In repeated discussions with Community Hospital South leaders, as well as Community Health Network officials from across the health care system, they determined the best option would be to bring dialysis in-house.

“We had a short amount of time where we had to figure out two paths. We had to figure out how to take care of these patients right now, and we also had to look at long-term procuring of the equipment,” said Tony Reynolds, director of nursing in the intensive care unit. “We were meeting daily to figure it all out.”

Dialysis is required for patients whose kidneys are not working properly. Specialized machinery removes waste products and excess liquid from the blood, serving as a replacement for the job the kidneys normally do. Different types of dialysis focus on different ailments for patients.

The first dialysis service offered by Community was in the intensive care unit, where patients received percutaneous intermittent renal replacement therapy starting in October 2022. The treatment called for people in intensive care to receive dialysis for 6 to 12 hours.

Intensive care staff were able to provide it as an alternative to continuous renal replacement therapy, a slower and ongoing treatment that patients receive over a long period of time. At the same time, staff worked to get the continuous therapy program available for patients.

“It’s something we were working on doing on the ICU, so we’d already decided to take that on ourselves. We thought we could do a good job with it,” Reynolds said. “We’ve seen great outcomes with the patients.”

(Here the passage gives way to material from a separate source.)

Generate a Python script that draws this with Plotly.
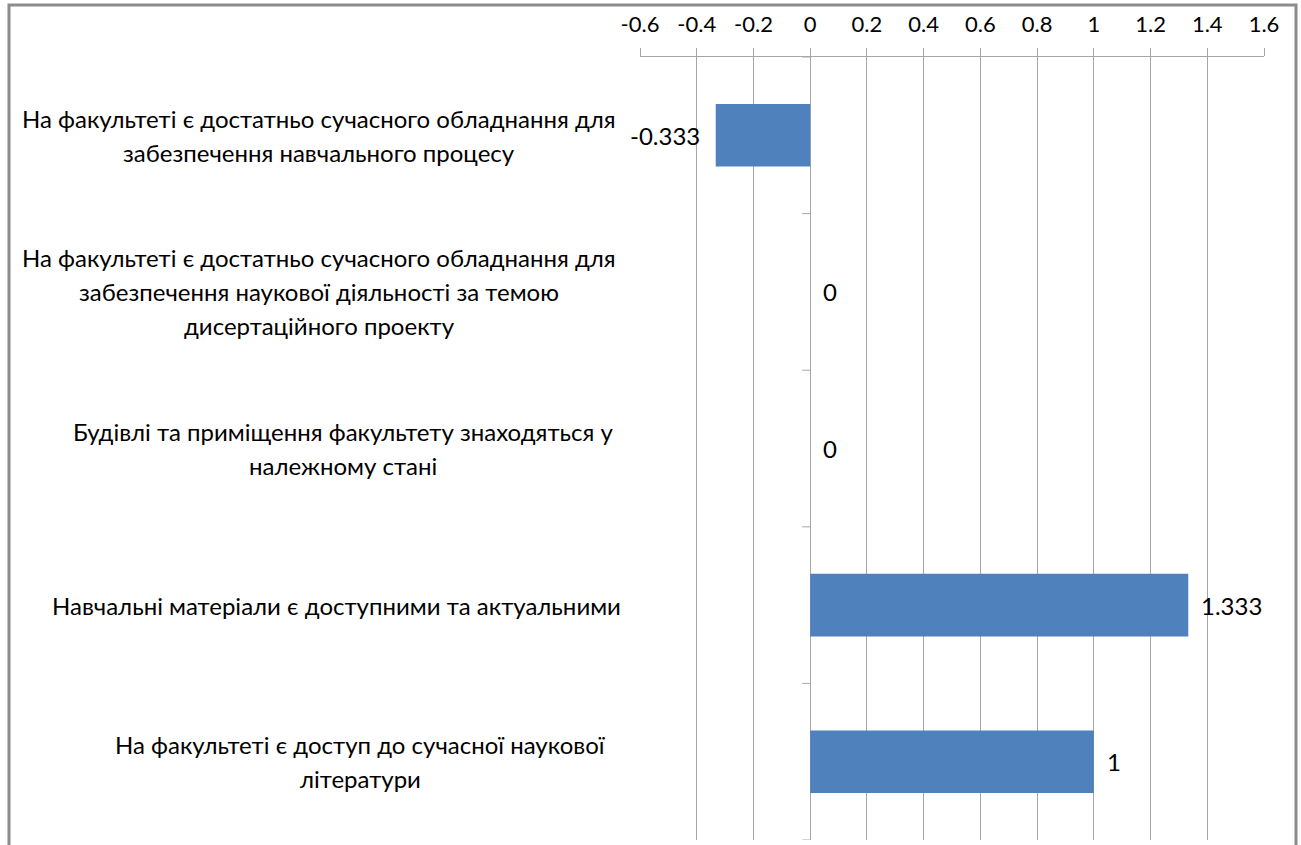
import plotly.graph_objects as go

categories = [
    "На факультеті є достатньо сучасного обладнання для<br>забезпечення навчального процесу",
    "На факультеті є достатньо сучасного обладнання для<br>забезпечення наукової діяльності за темою<br>дисертаційного проекту",
    "Будівлі та приміщення факультету знаходяться у<br>належному стані",
    "Навчальні матеріали є доступними та актуальними",
    "На факультеті є доступ до сучасної наукової<br>літератури",
]
values = [-0.333, 0, 0, 1.333, 1]
value_labels = ["-0.333", "0", "0", "1.333", "1"]
tick_vals = [-0.6, -0.4, -0.2, 0, 0.2, 0.4, 0.6, 0.8, 1, 1.2, 1.4, 1.6]
tick_text = ["-0.6", "-0.4", "-0.2", "0", "0.2", "0.4", "0.6", "0.8", "1", "1.2", "1.4", "1.6"]

FONT = "Lato"
GRID = "#a6a6a6"
W, H = 1301, 845
L, R, T, B = 640, 37, 57, 5
LINE_STEP = 34
CHAR_W = 11.8      # approx. average glyph advance of the label font, px
LABEL_GAP = 26     # gap between label block and plot area, px

fig = go.Figure()
fig.add_trace(go.Bar(
    x=values, y=list(range(len(categories))), orientation="h",
    marker=dict(color="#4f81bd", line=dict(width=0)),
    width=0.4, hoverinfo="skip",
))

annotations = []
for i, (v, lab) in enumerate(zip(values, value_labels)):
    annotations.append(dict(
        x=v, y=i, xref="x", yref="y", text=lab, showarrow=False,
        xanchor="right" if v < 0 else "left",
        xshift=-14 if v < 0 else 11,
        font=dict(family=FONT, size=24, color="#000000"),
    ))
for i, c in enumerate(categories):
    lines = c.split("<br>")
    n = len(lines)
    block_w = max(len(s) for s in lines) * CHAR_W
    centre_shift = -LABEL_GAP - block_w / 2
    for j, ln in enumerate(lines):
        annotations.append(dict(
            x=0, y=i, xref="paper", yref="y", text=ln, showarrow=False,
            xanchor="center", xshift=centre_shift, align="center",
            yshift=((n - 1) / 2 - j) * LINE_STEP,
            font=dict(family=FONT, size=24, color="#000000"),
        ))

shapes = []
# category separator ticks on the value-zero axis
for k in range(len(categories) + 1):
    shapes.append(dict(
        type="line", xref="x", yref="y", xsizemode="pixel", xanchor=0,
        x0=-8, x1=0, y0=k - 0.5, y1=k - 0.5,
        line=dict(color=GRID, width=1),
    ))
# chart border
pw = W - L - R
ph = H - T - B
shapes.append(dict(
    type="rect", xref="paper", yref="paper",
    x0=(9 - L) / pw, x1=(1296 - L) / pw,
    y0=(H - B - 860) / ph, y1=(H - B - 5) / ph,
    line=dict(color="#8c8c8c", width=3), fillcolor="rgba(0,0,0,0)", layer="below",
))

fig.update_layout(
    width=W, height=H,
    margin=dict(l=L, r=R, t=T, b=B),
    paper_bgcolor="white", plot_bgcolor="white",
    showlegend=False,
    annotations=annotations, shapes=shapes,
    xaxis=dict(
        side="top", range=[-0.6, 1.6], tickvals=tick_vals, ticktext=tick_text,
        showgrid=True, gridcolor=GRID, gridwidth=1, zeroline=False,
        showline=True, linecolor=GRID, linewidth=1,
        ticks="outside", ticklen=8, tickcolor=GRID, ticklabelstandoff=7,
        tickfont=dict(family=FONT, size=22, color="#000000"),
    ),
    yaxis=dict(
        range=[4.5, -0.5], showticklabels=False, showgrid=False,
        zeroline=False, showline=False, ticks="",
    ),
)

fig.write_html("out.html", config={"displayModeBar": False},
               post_script="document.body.style.margin='0';")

Community also developed a program for peritoneal dialysis, which is done through a patient’s abdomen. Staff was trained in a matter of months, equipment was purchased and it was ready to be offered in December. Since that time, they’ve administered 127 runs of peritoneal dialysis, Sowers said.

“We were the only hospital within Community Health Network in the Indianapolis region to offer it until last week,” she said. “Our model of peritoneal dialysis specifically is the model that the other Community hospitals have used to get theirs up and running. We’re really spearheaded that program among our other hospitals.”

The final piece of the puzzle was offering traditional hemodialysis. Patients come into the unit for a few hours multiple times a week to have toxins removed from their blood.

Community purchased the four hemodialysis machines and hired a staff of four dialysis nurses to provide the treatment. Davis was brought in as the supervisor of the unit.

The five-person dialysis staff has 119 years of nursing experience between them, including 74 solely working with dialysis patients, Davis said.

On June 12, the hospital opened up its full-service traditional dialysis unit. The results have had a positive impact, not only on patients but also on the morale of the hospital staff as well.

“It feels good to take care of all of the dialysis patients at this point,” Sowers said. “Being able to be full service really had made us feel that we can truly take care of all of our patients. The last thing we wanted to do was send them somewhere else when they really wanted to be here or needed to be there.

“We didn’t want our patients to have to go somewhere else because we couldn’t do something for them.”